[START OF Dataset extract]
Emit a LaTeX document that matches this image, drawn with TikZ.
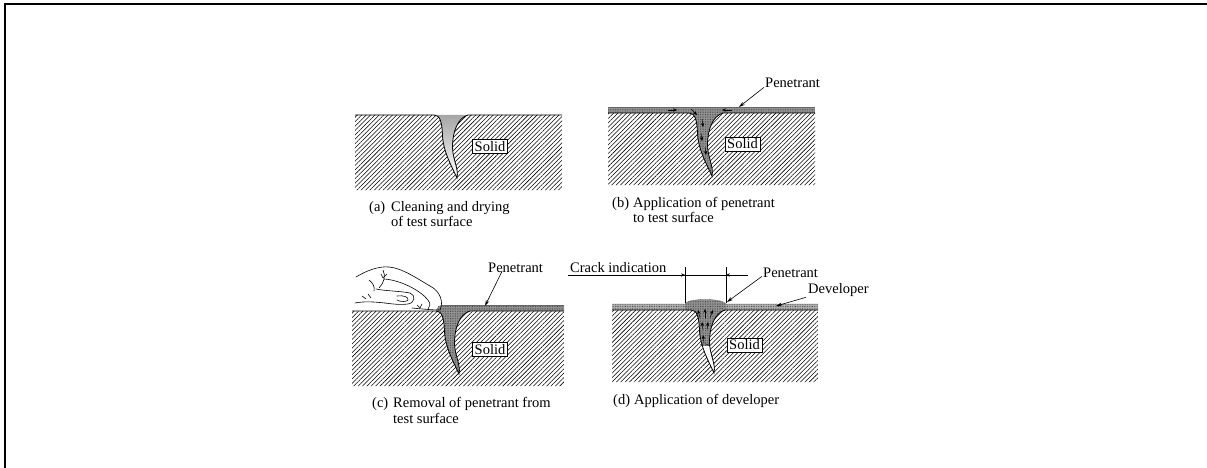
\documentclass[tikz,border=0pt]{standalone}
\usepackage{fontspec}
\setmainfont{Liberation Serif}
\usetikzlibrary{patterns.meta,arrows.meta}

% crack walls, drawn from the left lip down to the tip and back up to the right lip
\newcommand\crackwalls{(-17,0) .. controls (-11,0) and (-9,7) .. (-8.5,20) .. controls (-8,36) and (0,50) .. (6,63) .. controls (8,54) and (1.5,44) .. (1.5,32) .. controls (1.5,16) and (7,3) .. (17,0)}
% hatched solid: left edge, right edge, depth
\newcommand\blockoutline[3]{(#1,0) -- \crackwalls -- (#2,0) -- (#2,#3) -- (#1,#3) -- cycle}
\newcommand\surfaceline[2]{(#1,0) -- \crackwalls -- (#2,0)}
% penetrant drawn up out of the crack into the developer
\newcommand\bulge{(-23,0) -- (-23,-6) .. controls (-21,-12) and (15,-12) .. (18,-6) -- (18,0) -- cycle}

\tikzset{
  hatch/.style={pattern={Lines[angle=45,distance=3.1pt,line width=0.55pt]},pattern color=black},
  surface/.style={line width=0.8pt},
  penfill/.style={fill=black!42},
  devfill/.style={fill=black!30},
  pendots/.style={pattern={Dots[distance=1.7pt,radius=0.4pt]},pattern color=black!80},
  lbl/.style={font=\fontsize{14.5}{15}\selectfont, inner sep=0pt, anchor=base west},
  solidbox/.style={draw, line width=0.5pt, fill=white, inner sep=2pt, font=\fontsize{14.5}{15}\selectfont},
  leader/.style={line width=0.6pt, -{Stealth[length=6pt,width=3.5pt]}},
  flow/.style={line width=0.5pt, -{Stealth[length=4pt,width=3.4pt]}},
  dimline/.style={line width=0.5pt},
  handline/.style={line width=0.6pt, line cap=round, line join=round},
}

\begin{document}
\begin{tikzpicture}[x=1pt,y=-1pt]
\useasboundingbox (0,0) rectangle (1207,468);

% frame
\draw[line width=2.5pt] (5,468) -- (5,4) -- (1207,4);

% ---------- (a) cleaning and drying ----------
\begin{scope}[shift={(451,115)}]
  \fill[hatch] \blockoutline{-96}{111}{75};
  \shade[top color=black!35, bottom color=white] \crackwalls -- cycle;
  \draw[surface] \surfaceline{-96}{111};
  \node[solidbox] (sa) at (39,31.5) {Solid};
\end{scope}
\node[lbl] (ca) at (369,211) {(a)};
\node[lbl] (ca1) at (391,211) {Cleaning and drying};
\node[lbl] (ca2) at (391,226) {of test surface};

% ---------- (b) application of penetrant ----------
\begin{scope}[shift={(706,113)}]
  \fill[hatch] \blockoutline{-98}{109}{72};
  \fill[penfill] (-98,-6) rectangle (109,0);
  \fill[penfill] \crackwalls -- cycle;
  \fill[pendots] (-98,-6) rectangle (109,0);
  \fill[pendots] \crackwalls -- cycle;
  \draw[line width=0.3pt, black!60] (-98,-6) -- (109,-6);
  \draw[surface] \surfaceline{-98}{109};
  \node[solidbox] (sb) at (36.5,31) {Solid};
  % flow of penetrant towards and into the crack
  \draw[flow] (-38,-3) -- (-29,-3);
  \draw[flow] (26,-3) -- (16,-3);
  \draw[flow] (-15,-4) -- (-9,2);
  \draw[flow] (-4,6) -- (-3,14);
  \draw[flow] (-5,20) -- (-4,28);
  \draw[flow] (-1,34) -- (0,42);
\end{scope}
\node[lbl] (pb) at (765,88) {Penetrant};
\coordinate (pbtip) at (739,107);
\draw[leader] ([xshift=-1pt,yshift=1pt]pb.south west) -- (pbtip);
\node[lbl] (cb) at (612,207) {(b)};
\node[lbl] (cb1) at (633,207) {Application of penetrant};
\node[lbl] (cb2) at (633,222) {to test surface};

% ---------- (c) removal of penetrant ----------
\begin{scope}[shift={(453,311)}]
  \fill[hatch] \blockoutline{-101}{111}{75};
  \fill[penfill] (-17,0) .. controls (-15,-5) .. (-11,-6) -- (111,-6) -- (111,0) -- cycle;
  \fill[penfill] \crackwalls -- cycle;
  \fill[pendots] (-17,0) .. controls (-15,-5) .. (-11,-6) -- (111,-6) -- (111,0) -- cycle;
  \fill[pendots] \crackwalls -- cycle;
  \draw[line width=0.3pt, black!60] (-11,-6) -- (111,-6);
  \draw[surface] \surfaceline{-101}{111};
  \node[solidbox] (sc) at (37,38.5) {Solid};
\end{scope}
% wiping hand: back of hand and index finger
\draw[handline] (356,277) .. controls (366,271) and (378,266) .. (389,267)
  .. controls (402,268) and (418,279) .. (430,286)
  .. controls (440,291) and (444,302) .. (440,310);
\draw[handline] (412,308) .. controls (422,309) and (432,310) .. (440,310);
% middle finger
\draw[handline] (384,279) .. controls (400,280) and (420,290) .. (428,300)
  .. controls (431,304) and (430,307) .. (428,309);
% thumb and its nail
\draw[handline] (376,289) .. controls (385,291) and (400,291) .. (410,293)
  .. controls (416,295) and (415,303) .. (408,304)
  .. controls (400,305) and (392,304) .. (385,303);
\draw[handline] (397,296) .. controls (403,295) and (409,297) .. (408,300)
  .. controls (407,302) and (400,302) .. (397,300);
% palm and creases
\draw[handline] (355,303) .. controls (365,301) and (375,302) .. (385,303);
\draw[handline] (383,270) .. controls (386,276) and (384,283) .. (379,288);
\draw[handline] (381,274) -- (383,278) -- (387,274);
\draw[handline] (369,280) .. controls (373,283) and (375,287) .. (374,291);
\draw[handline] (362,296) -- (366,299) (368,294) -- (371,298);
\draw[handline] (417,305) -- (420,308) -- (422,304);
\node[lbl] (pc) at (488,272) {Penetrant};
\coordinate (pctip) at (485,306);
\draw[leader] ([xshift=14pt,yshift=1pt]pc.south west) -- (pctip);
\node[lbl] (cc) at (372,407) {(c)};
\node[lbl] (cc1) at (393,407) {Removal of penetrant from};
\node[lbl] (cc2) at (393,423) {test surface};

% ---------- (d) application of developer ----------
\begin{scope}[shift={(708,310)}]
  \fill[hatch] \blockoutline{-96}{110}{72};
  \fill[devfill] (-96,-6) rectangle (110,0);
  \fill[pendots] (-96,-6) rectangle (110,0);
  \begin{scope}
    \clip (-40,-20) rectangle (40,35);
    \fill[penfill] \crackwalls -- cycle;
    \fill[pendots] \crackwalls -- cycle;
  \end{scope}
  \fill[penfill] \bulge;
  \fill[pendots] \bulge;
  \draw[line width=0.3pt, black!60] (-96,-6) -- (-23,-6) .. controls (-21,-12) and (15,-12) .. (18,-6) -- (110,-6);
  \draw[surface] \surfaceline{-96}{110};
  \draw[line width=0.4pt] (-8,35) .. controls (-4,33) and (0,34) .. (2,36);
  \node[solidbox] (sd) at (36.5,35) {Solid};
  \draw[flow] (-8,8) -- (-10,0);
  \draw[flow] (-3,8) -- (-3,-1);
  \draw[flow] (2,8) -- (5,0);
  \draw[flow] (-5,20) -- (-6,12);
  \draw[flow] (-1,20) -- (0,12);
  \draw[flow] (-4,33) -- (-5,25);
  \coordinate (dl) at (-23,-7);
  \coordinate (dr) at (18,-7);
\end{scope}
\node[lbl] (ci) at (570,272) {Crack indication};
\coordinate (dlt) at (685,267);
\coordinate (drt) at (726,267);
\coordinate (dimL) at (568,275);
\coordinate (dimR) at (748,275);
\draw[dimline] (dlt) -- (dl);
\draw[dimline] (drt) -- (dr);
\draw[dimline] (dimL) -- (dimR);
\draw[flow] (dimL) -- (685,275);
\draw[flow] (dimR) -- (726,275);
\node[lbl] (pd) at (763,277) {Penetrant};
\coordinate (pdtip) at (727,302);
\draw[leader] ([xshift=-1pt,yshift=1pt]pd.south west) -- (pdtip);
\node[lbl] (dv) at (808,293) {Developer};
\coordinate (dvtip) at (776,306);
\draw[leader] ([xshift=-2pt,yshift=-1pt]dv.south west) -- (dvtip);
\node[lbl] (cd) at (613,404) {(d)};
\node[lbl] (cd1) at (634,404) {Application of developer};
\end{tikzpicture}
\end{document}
[END OF Dataset extract]
Skip every picture and return the lines above from the top through the one that contains "(ca2) at (391,226)".

**Completed exercise**
Emit a LaTeX document that matches this image, drawn with TikZ.
\documentclass[tikz,border=0pt]{standalone}
\usepackage{fontspec}
\setmainfont{Liberation Serif}
\usetikzlibrary{patterns.meta,arrows.meta}

% crack walls, drawn from the left lip down to the tip and back up to the right lip
\newcommand\crackwalls{(-17,0) .. controls (-11,0) and (-9,7) .. (-8.5,20) .. controls (-8,36) and (0,50) .. (6,63) .. controls (8,54) and (1.5,44) .. (1.5,32) .. controls (1.5,16) and (7,3) .. (17,0)}
% hatched solid: left edge, right edge, depth
\newcommand\blockoutline[3]{(#1,0) -- \crackwalls -- (#2,0) -- (#2,#3) -- (#1,#3) -- cycle}
\newcommand\surfaceline[2]{(#1,0) -- \crackwalls -- (#2,0)}
% penetrant drawn up out of the crack into the developer
\newcommand\bulge{(-23,0) -- (-23,-6) .. controls (-21,-12) and (15,-12) .. (18,-6) -- (18,0) -- cycle}

\tikzset{
  hatch/.style={pattern={Lines[angle=45,distance=3.1pt,line width=0.55pt]},pattern color=black},
  surface/.style={line width=0.8pt},
  penfill/.style={fill=black!42},
  devfill/.style={fill=black!30},
  pendots/.style={pattern={Dots[distance=1.7pt,radius=0.4pt]},pattern color=black!80},
  lbl/.style={font=\fontsize{14.5}{15}\selectfont, inner sep=0pt, anchor=base west},
  solidbox/.style={draw, line width=0.5pt, fill=white, inner sep=2pt, font=\fontsize{14.5}{15}\selectfont},
  leader/.style={line width=0.6pt, -{Stealth[length=6pt,width=3.5pt]}},
  flow/.style={line width=0.5pt, -{Stealth[length=4pt,width=3.4pt]}},
  dimline/.style={line width=0.5pt},
  handline/.style={line width=0.6pt, line cap=round, line join=round},
}

\begin{document}
\begin{tikzpicture}[x=1pt,y=-1pt]
\useasboundingbox (0,0) rectangle (1207,468);

% frame
\draw[line width=2.5pt] (5,468) -- (5,4) -- (1207,4);

% ---------- (a) cleaning and drying ----------
\begin{scope}[shift={(451,115)}]
  \fill[hatch] \blockoutline{-96}{111}{75};
  \shade[top color=black!35, bottom color=white] \crackwalls -- cycle;
  \draw[surface] \surfaceline{-96}{111};
  \node[solidbox] (sa) at (39,31.5) {Solid};
\end{scope}
\node[lbl] (ca) at (369,211) {(a)};
\node[lbl] (ca1) at (391,211) {Cleaning and drying};
\node[lbl] (ca2) at (391,226) {of test surface};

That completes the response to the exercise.